Top 5 Blow-Off Excuses: #5- The Fake Phone Call

We’ve all been in those situations before. You know, the ones where you’re receiving the kind of unwanted attention that’s so uncomfortable, that it borders on the date rape-y side of things. The trick is to nip it in the bud. Now, some people would recommend simply being direct and saying you’re not interested… sure, I mean, I guess you could do that, but unless you’re leaving the bar or coffee shop directly after that conversation, it can make for some awkward silences. But there are still things to be said in those situations, things that make it a little more bearable in letting the other person down easy.

5. Fake a Phone Call

Now, this is pretty standard, but the joy of this one is that it can be executed two ways. the first is the obvious “someone calls with a fake emergency”, but who are we kidding? That’s pretty transparent. No, my personal favorite is taking the call and pretending it’s my mother or something…

Me: Hello? Yeah, sorry mom, it’s kinda loud in here…

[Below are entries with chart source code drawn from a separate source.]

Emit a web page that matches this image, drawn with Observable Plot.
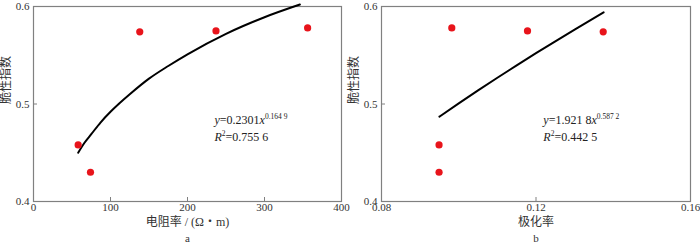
<!DOCTYPE html>
<html><head><meta charset="utf-8">
<script src="https://cdn.jsdelivr.net/npm/d3@7"></script>
<script src="https://cdn.jsdelivr.net/npm/@observablehq/plot@0.6"></script>
<style>
body{margin:0;background:#fff;}
#wrap{display:flex;width:700px;height:246px;}
</style></head>
<body><div id="wrap"></div>
<script>
// Panel a: 电阻率 vs 脆性指数
const resX = [58, 74, 138, 237, 356];
const resY = [0.458, 0.430, 0.574, 0.575, 0.578];
const resFitX = [58, 66, 75, 87, 100, 112, 125, 150, 175, 200, 250, 300, 346];
const resFitY = [0.450, 0.460, 0.469, 0.481, 0.492, 0.501, 0.510, 0.526, 0.539, 0.551, 0.572, 0.589, 0.602];
const resTicksX = [0, 100, 200, 300, 400];
// Panel b: 极化率 vs 脆性指数
const polX = [0.0949, 0.0949, 0.0982, 0.1178, 0.1374];
const polY = [0.458, 0.430, 0.578, 0.575, 0.574];
const polFitX = [0.0950, 0.1000, 0.1050, 0.1100, 0.1150, 0.1200, 0.1250, 0.1300, 0.1375];
const polFitY = [0.487, 0.5006, 0.5139, 0.5269, 0.5396, 0.5521, 0.5643, 0.5763, 0.5940];
const polTicksX = [0.08, 0.12, 0.16];
const yTicks = [0.4, 0.5, 0.6];
const yTitle = "脆性指数";
const xTitleA = "电阻率 / (Ω・m)";
const xTitleB = "极化率";
const captions = ["a", "b"];
// equation annotations: segments (i = italic, s = superscript)
const eqA = [[{t:"y",i:1},{t:"=0.2301"},{t:"x",i:1},{t:"0.164 9",s:1}], [{t:"R",i:1},{t:"2",s:1},{t:"=0.755 6"}]];
const eqB = [[{t:"y",i:1},{t:"=1.921 8"},{t:"x",i:1},{t:"0.587 2",s:1}], [{t:"R",i:1},{t:"2",s:1},{t:"=0.442 5"}]];
const eqPosA = {x: 235, y: [0.483, 0.466]};
const eqPosB = {x: 0.1219, y: [0.483, 0.466]};

const FONT = "'Liberation Serif','Noto Sans CJK SC',serif";
const GRAY = "#808080";

function panel({px, py, fx, fy, xTicks, xDomain, xFmt, xTitle, caption, eq, eqPos, mL, mR}) {
  const pts = px.map((x, i) => ({x, y: py[i]}));
  const fit = fx.map((x, i) => ({x, y: fy[i]}));
  const eqRows = eq.map((segs, i) => ({x: eqPos.x, y: eqPos.y[i], segs, text: segs.map(s => s.t).join("")}));
  const svg = Plot.plot({
    width: 350, height: 246,
    marginLeft: mL, marginRight: mR, marginTop: 6, marginBottom: 45,
    x: {domain: xDomain}, y: {domain: [0.4, 0.6]},
    style: {fontFamily: FONT, fontSize: "11px", color: "#333", background: "#fff", overflow: "visible"},
    marks: [
      Plot.axisX({ticks: xTicks, tickSize: -4, tickFormat: () => "", stroke: GRAY, label: null}),
      Plot.axisX({ticks: xTicks, tickSize: 0, tickPadding: 2, tickFormat: xFmt, label: null, fill: "#333", fontFamily: FONT, fontSize: 11}),
      Plot.axisY({ticks: yTicks, tickSize: -4, tickFormat: () => "", stroke: GRAY, label: null}),
      Plot.axisY({ticks: yTicks, tickSize: 0, tickPadding: 4, tickFormat: d3.format(".1f"), label: null, fill: "#333", fontFamily: FONT, fontSize: 11}),
      Plot.frame({stroke: GRAY, strokeWidth: 1.2}),
      Plot.line(fit, {x: "x", y: "y", stroke: "#000", strokeWidth: 2, curve: "monotone-x"}),
      Plot.dot(pts, {x: "x", y: "y", r: 3.6, fill: "#e8141b", stroke: "none"}),
      Plot.text(eqRows, {x: "x", y: "y", text: "text", textAnchor: "start", fontSize: 12, fill: "#222", fontFamily: FONT, className: "eq"}),
      Plot.text([yTitle], {frameAnchor: "left", dx: -27, rotate: -90, fontSize: 12, fill: "#333", fontFamily: FONT}),
      Plot.text([xTitle], {frameAnchor: "bottom", dy: 24, fontSize: 12, fill: "#333", fontFamily: FONT}),
      Plot.text([caption], {frameAnchor: "bottom", dy: 40.5, fontSize: 11, fill: "#333", fontFamily: FONT})
    ]
  });
  // rebuild equation text with italic letters and superscripts
  d3.select(svg).selectAll(".eq text").each(function(_, i) {
    const row = eqRows[i];
    const t = d3.select(this);
    t.text(null);
    let prevSup = false;
    row.segs.forEach(s => {
      const sp = t.append("tspan").text(s.t);
      if (s.i) sp.attr("font-style", "italic");
      if (s.s) { sp.attr("font-size", 7.5).attr("dy", -5); prevSup = true; }
      else if (prevSup) { sp.attr("dy", 5); prevSup = false; }
    });
  });
  return svg;
}

const wrap = document.getElementById("wrap");
wrap.append(panel({px: resX, py: resY, fx: resFitX, fy: resFitY, xTicks: resTicksX, xDomain: [0, 400], xFmt: d3.format("d"), xTitle: xTitleA, caption: captions[0], eq: eqA, eqPos: eqPosA, mL: 33, mR: 9}));
wrap.append(panel({px: polX, py: polY, fx: polFitX, fy: polFitY, xTicks: polTicksX, xDomain: [0.08, 0.16], xFmt: d3.format(".2f"), xTitle: xTitleB, caption: captions[1], eq: eqB, eqPos: eqPosB, mL: 31, mR: 10}));
</script></body></html>
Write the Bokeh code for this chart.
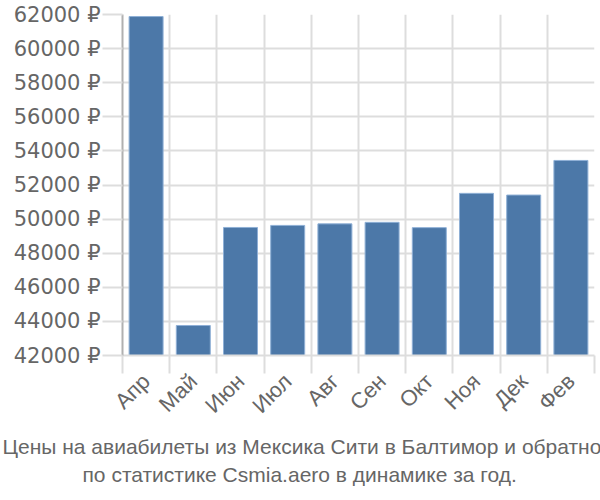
import math
from bokeh.plotting import figure
from bokeh.models import Range1d, FixedTicker, Title
from bokeh.embed import file_html
from bokeh.resources import INLINE

months = ["Апр", "Май", "Июн", "Июл", "Авг", "Сен", "Окт", "Ноя", "Дек", "Фев"]
prices = [61880, 43760, 49510, 49630, 49720, 49810, 49500, 51510, 51410, 53440]
y_ticks = [42000, 44000, 46000, 48000, 50000, 52000, 54000, 56000, 58000, 60000, 62000]
y_labels = [f"{t} ₽" for t in y_ticks]
title_lines = ["Цены на авиабилеты из Мексика Сити в Балтимор и обратно",
               "по статистике Csmia.aero в динамике за год."]

n = len(months)
centers = [i + 0.5 for i in range(n)]
bounds = list(range(n + 1))

p = figure(width=600, height=500, output_backend="svg", toolbar_location=None,
           x_range=Range1d(0, n), y_range=Range1d(42000, 62000),
           min_border_left=122, min_border_right=6, min_border_top=14, min_border_bottom=145)
p.outline_line_color = None
p.background_fill_color = "white"

p.vbar(x=centers, top=prices, bottom=42000, width=0.72,
       fill_color="#4c78a8", line_color="#8fb0d6", line_width=1)

grid_col = "#dddddd"
label_col = "#666666"

xa = p.xaxis[0]
xa.ticker = FixedTicker(ticks=centers, minor_ticks=bounds)
xa.major_label_overrides = {c: m for c, m in zip(centers, months)}
xa.major_tick_line_color = None
xa.minor_tick_out = 18
xa.minor_tick_in = 0
xa.minor_tick_line_color = grid_col
xa.minor_tick_line_width = 2
xa.axis_line_color = grid_col
xa.axis_line_width = 2
xa.major_label_orientation = math.pi / 4
xa.major_label_text_font = "Liberation Sans"
xa.major_label_text_font_size = "22px"
xa.major_label_text_color = label_col
xa.major_label_standoff = 4

ya = p.yaxis[0]
ya.ticker = FixedTicker(ticks=y_ticks)
ya.major_label_overrides = {t: l for t, l in zip(y_ticks, y_labels)}
ya.major_tick_out = 20
ya.major_tick_in = 0
ya.major_tick_line_color = grid_col
ya.major_tick_line_width = 2
ya.minor_tick_line_color = None
ya.axis_line_color = "#b0b0b0"
ya.axis_line_width = 2
ya.major_label_text_font = "DejaVu Sans"
ya.major_label_text_font_size = "21px"
ya.major_label_text_color = label_col
ya.major_label_standoff = 2

p.xgrid.ticker = FixedTicker(ticks=bounds)
p.xgrid.grid_line_color = grid_col
p.xgrid.grid_line_width = 2
p.ygrid.grid_line_color = grid_col
p.ygrid.grid_line_width = 2

title_offsets = [-120, -40]
title_standoffs = [6, 1]
for line, off, so in zip(title_lines, title_offsets, title_standoffs):
    t = Title(text=line, align="left", text_font="Liberation Sans",
              text_font_size="21px", text_color=label_col, text_font_style="normal",
              standoff=so, offset=off)
    p.add_layout(t, "below")

open("out.html", "w").write(file_html(p, INLINE))
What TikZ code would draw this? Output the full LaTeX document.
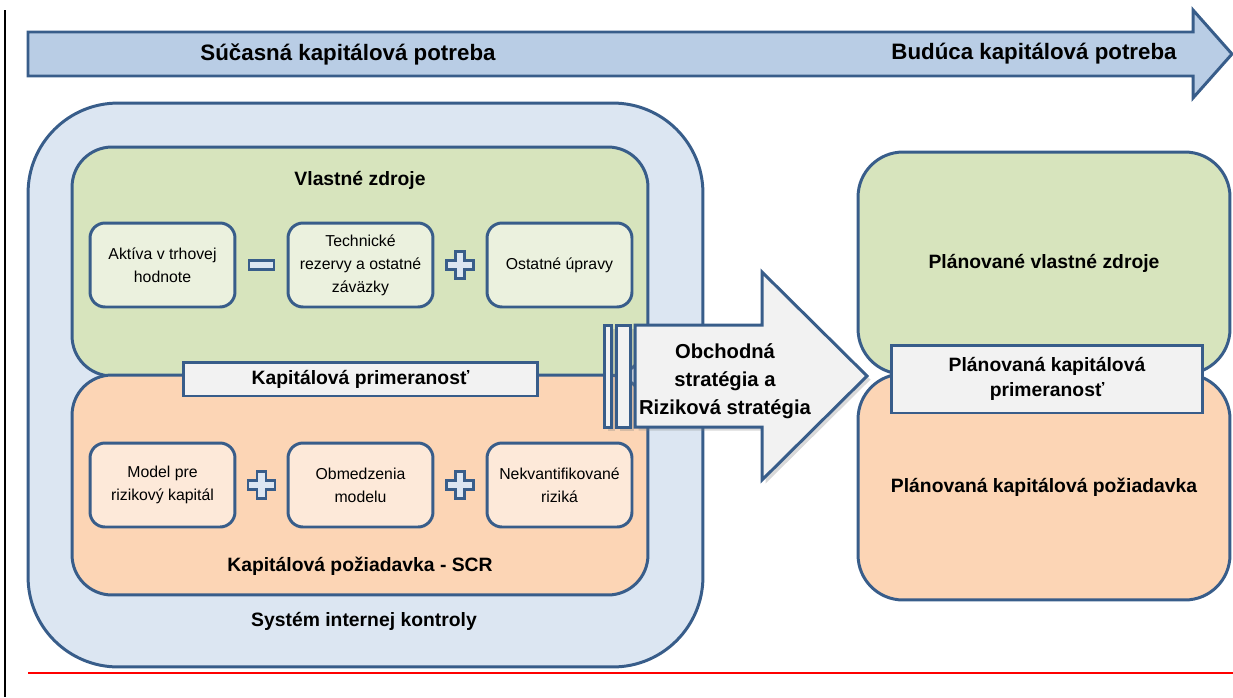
\documentclass[tikz,border=0pt]{standalone}
\usepackage{fontspec}
\setmainfont{Liberation Sans}
\usetikzlibrary{calc}
\usetikzlibrary{shadows}

\definecolor{linka}{RGB}{56,93,138}
\definecolor{pasmo}{RGB}{185,205,229}
\definecolor{modry}{RGB}{220,230,242}
\definecolor{zelena}{RGB}{215,228,189}
\definecolor{zelenasvetla}{RGB}{235,241,222}
\definecolor{oranzova}{RGB}{252,213,181}
\definecolor{oranzovasvetla}{RGB}{253,233,217}
\definecolor{sedy}{RGB}{242,242,242}

\begin{document}
\begin{tikzpicture}[x=0.02cm, y=-0.02cm, line width=1.7pt,
    ramec/.style={draw=linka, rectangle},
    nadpis/.style={font=\bfseries\fontsize{11}{14}\selectfont, align=center},
    polozka/.style={ramec, rounded corners=0.3cm, minimum width=2.9cm, minimum height=1.68cm, align=center, font=\fontsize{9}{13}\selectfont},
    pruh/.style={ramec, fill=sedy, nadpis},
    znak/.style={draw=linka, fill=modry, line width=1.4pt},
    tien/.style={drop shadow={shadow xshift=2pt, shadow yshift=-2pt, opacity=.3}},
    plusko/.pic={\draw[znak] (-4.5,-13.5) -- (4.5,-13.5) -- (4.5,-4.5) -- (13.5,-4.5) -- (13.5,4.5) -- (4.5,4.5) -- (4.5,13.5) -- (-4.5,13.5) -- (-4.5,4.5) -- (-13.5,4.5) -- (-13.5,-4.5) -- (-4.5,-4.5) -- cycle;},
    minusko/.pic={\draw[znak] (-12.5,-4.5) rectangle (12.5,4.5);}]
    \useasboundingbox (0,0) rectangle (1233,697);

    % Okraj a horna sipka
    \draw[line width=1.1pt] (5,10) -- (5,697);
    \draw[red, line width=1.2pt] (28,673) -- (1233,673);
    \draw[ramec, fill=pasmo] (28,32) -- (1193,32) -- (1193,10) -- (1232,54) -- (1193,98) -- (1193,76) -- (28,76) -- cycle;
    \node (sucasna) at (348,54) [font=\bfseries\fontsize{12.7}{15}\selectfont] {Súčasná kapitálová potreba};
    \node (buduca) at (1034,54) [font=\bfseries\fontsize{12.7}{15}\selectfont] {Budúca kapitálová potreba};

    % Sucasny stav
    \node (system) at (365.5,385) [ramec, fill=modry, rounded corners=1.8cm, minimum width=13.5cm, minimum height=11.28cm] {};
    \node (systemtext) at (364,621) [nadpis] {Systém internej kontroly};
    \node (zdroje) at (360,261.5) [ramec, fill=zelena, rounded corners=0.8cm, minimum width=11.52cm, minimum height=4.58cm] {};
    \node (poziadavka) at (360,485) [ramec, fill=oranzova, rounded corners=0.8cm, minimum width=11.52cm, minimum height=4.4cm] {};
    \node (zdrojetext) at (360,180) [nadpis] {Vlastné zdroje};
    \node (poziadavkatext) at (360,566) [nadpis] {Kapitálová požiadavka - SCR};

    \node (aktiva) at (162.5,265) [polozka, fill=zelenasvetla] {Aktíva v trhovej\\hodnote};
    \node (rezervy) at (360.5,265) [polozka, fill=zelenasvetla] {Technické\\rezervy a ostatné\\záväzky};
    \node (upravy) at (559.5,265) [polozka, fill=zelenasvetla] {Ostatné úpravy};
    \node (model) at (162.5,485) [polozka, fill=oranzovasvetla] {Model pre\\rizikový kapitál};
    \node (obmedzenia) at (360.5,485) [polozka, fill=oranzovasvetla] {Obmedzenia\\modelu};
    \node (nekvant) at (559.5,485) [polozka, fill=oranzovasvetla] {Nekvantifikované\\riziká};

    \pic at ($(aktiva.east)!.5!(rezervy.west)$) {minusko};
    \pic at ($(rezervy.east)!.5!(upravy.west)$) {plusko};
    \pic at ($(model.east)!.5!(obmedzenia.west)$) {plusko};
    \pic at ($(obmedzenia.east)!.5!(nekvant.west)$) {plusko};

    \node (primeranost) at (360.5,379) [pruh, minimum width=7.1cm, minimum height=0.68cm] {Kapitálová primeranosť};

    % Planovany stav
    \node (pzdroje) at (1044,263) [ramec, fill=zelena, rounded corners=0.9cm, minimum width=7.44cm, minimum height=4.44cm, nadpis] {Plánované vlastné zdroje};
    \node (ppoziadavka) at (1044,487) [ramec, fill=oranzova, rounded corners=0.9cm, minimum width=7.44cm, minimum height=4.52cm, nadpis] {Plánovaná kapitálová požiadavka};
    \node (pprimeranost) at (1047,379) [pruh, minimum width=6.24cm, minimum height=1.36cm] {Plánovaná kapitálová\\primeranosť};

    % Strategia
    \draw[ramec, fill=sedy, tien] (604,325) rectangle (611,427);
    \draw[ramec, fill=sedy, tien] (616,325) rectangle (630,427);
    \draw[ramec, fill=sedy, tien] (635,325) -- (762,325) -- (762,272) -- (867,376) -- (762,480) -- (762,427) -- (635,427) -- cycle;
    \node (strategia) at (725,381) [nadpis, font=\bfseries\fontsize{11.5}{16}\selectfont] {Obchodná\\stratégia a\\Riziková stratégia};
\end{tikzpicture}
\end{document}
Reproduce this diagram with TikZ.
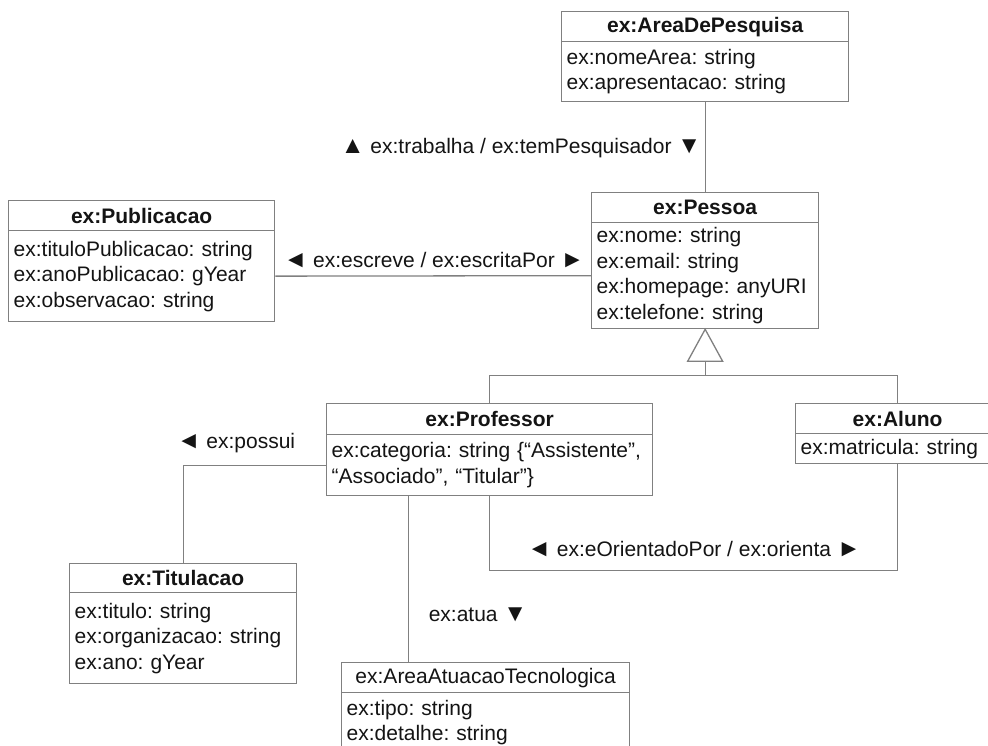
\documentclass[tikz,border=0pt]{standalone}
\usepackage{fontspec}
\setmainfont{Liberation Sans}
\usetikzlibrary{calc}
\frenchspacing
\definecolor{linecol}{RGB}{128,128,128}
\definecolor{txtcol}{RGB}{20,20,20}
\newcommand\trig[1]{{\fontsize{24}{25.5}\selectfont #1}}
\tikzset{
  fnt/.style={font=\fontsize{21}{25.5}\selectfont\frenchspacing, text=txtcol},
  boxtitle/.style={fnt, draw=linecol, line width=1.3pt, inner xsep=5pt, inner ysep=0pt,
    anchor=north west, align=center, minimum height=30pt},
  boxattr/.style={fnt, draw=linecol, line width=1.3pt, inner xsep=5pt, inner ysep=0pt,
    anchor=north west, align=left},
  conn/.style={draw=linecol, line width=1.3pt},
  lbl/.style={fnt, inner sep=0pt}
}
\begin{document}
\begin{tikzpicture}[x=1pt,y=-1pt]
\useasboundingbox[fill=white] (0,0) rectangle (988,746);

% ex:AreaDePesquisa
\node[boxtitle, text width=277pt, minimum width=287pt] (adpT) at (561,11) {\bfseries ex:AreaDePesquisa};
\node[boxattr, text width=277pt, minimum width=287pt, minimum height=60pt] (adpA) at (561,41)
  {ex:nomeArea: string\\ex:apresentacao: string};

% ex:Pessoa
\node[boxtitle, text width=217pt, minimum width=227pt] (pesT) at (591,192) {\bfseries ex:Pessoa};
\node[boxattr, text width=217pt, minimum width=227pt, minimum height=106pt] (pesA) at (591,222)
  {ex:nome: string\\ex:email: string\\ex:homepage: anyURI\\ex:telefone: string};

% ex:Publicacao
\node[boxtitle, text width=256pt, minimum width=266pt] (pubT) at (8,200) {\bfseries ex:Publicacao};
\node[boxattr, text width=256pt, minimum width=266pt, minimum height=91pt] (pubA) at (8,230)
  {ex:tituloPublicacao: string\\ex:anoPublicacao: gYear\\ex:observacao: string};

% ex:Professor
\node[boxtitle, text width=316pt, minimum width=326pt, minimum height=31pt] (proT) at (326,403) {\bfseries ex:Professor};
\node[boxattr, text width=316pt, minimum width=326pt, minimum height=61pt] (proA) at (326,434)
  {ex:categoria: string \{“Assistente”,\\“Associado”, “Titular”\}};

% ex:Aluno
\node[boxtitle, text width=194pt, minimum width=204pt] (aluT) at (795,403) {\bfseries ex:Aluno};
\node[boxattr, text width=194pt, minimum width=204pt, minimum height=30pt] (aluA) at (795,433)
  {ex:matricula: string};

% ex:Titulacao
\node[boxtitle, text width=217pt, minimum width=227pt, minimum height=29pt] (titT) at (69,563) {\bfseries ex:Titulacao};
\node[boxattr, text width=217pt, minimum width=227pt, minimum height=91pt] (titA) at (69,592)
  {ex:titulo: string\\ex:organizacao: string\\ex:ano: gYear};

% ex:AreaAtuacaoTecnologica
\node[boxtitle, text width=278pt, minimum width=288pt] (aatT) at (341,662) {ex:AreaAtuacaoTecnologica};
\node[boxattr, text width=278pt, minimum width=288pt, minimum height=60pt] (aatA) at (341,692)
  {ex:tipo: string\\ex:detalhe: string};

% connectors
\draw[conn] (adpA.south) -- (pesT.north);
\node[lbl] (lblTrab) at (521,148) {\trig{▲} ex:trabalha / ex:temPesquisador \trig{▼}};

\draw[conn] (pubA.east) -- (pesA.west);
\node[lbl] (lblEsc) at (434,260) {\trig{◄} ex:escreve / ex:escritaPor \trig{►}};

% generalization
\coordinate (triB) at ($(pesA.south)+(0,32)$);
\coordinate (bus) at ($(pesA.south)+(0,46)$);
\draw[conn, fill=white] (pesA.south) -- ($(triB)+(-17.5,0)$) -- ($(triB)+(17.5,0)$) -- cycle;
\draw[conn] (triB) -- (bus);
\draw[conn] (proT.north) |- (bus) -| (aluT.north);

% possui
\draw[conn] (proA.west) -| (titT.north);
\node[lbl] (lblPos) at (236,443) {\trig{◄} ex:possui};

% atua
\coordinate (atuaTop) at ($(proA.south)+(-81,0)$);
\draw[conn] (atuaTop) -- (atuaTop |- aatT.north);
\node[lbl] (lblAtua) at (478,615) {ex:atua \trig{▼}};

% orienta
\draw[conn] (proA.south) -- ++(0,74) -| (aluA.south);
\node[lbl] (lblOri) at (694,549) {\trig{◄} ex:eOrientadoPor / ex:orienta \trig{►}};
\end{tikzpicture}
\end{document}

Now, this is perfect because it gives you the opportunity to excuse yourself from the conversation and hope that the pursuer gets distracted by other prey… or you can continue on.

Me: Yeah, he seems like a really great guy. I’m still kinda getting to know him.

This is when you take the opportunity to look the other guy (or girl, if it happens to be the case) up and down, and describe him/her.

Me: Yeah, I don’t know, maybe 5′ 10… yeah, I really like him so far.

This is where your improv skills are really put to the test. Be forewarned, a background in Groundlings or Second City isn’t required but it certainly couldn’t hurt things either. You gotta keep the conversation going long enough to make it seem like the conversation could legitimately dovetail into this next part without prattling on so long that the other party loses interest.

Me: No, I think you’d really like him, mom. I mean, I don’t wanna jinx anything, but I’m pretty sure that this guy could be the one…

Now, if this guy doesn’t flinch at this, we’ve got a real problem. Either you’re chatting up the elusive (and sometimes unwanted) serial monogamist or there’s a good chance that he already put something in your drink and he’s just waiting for the liquid GHB to kick in.

Either way, no good can come of this.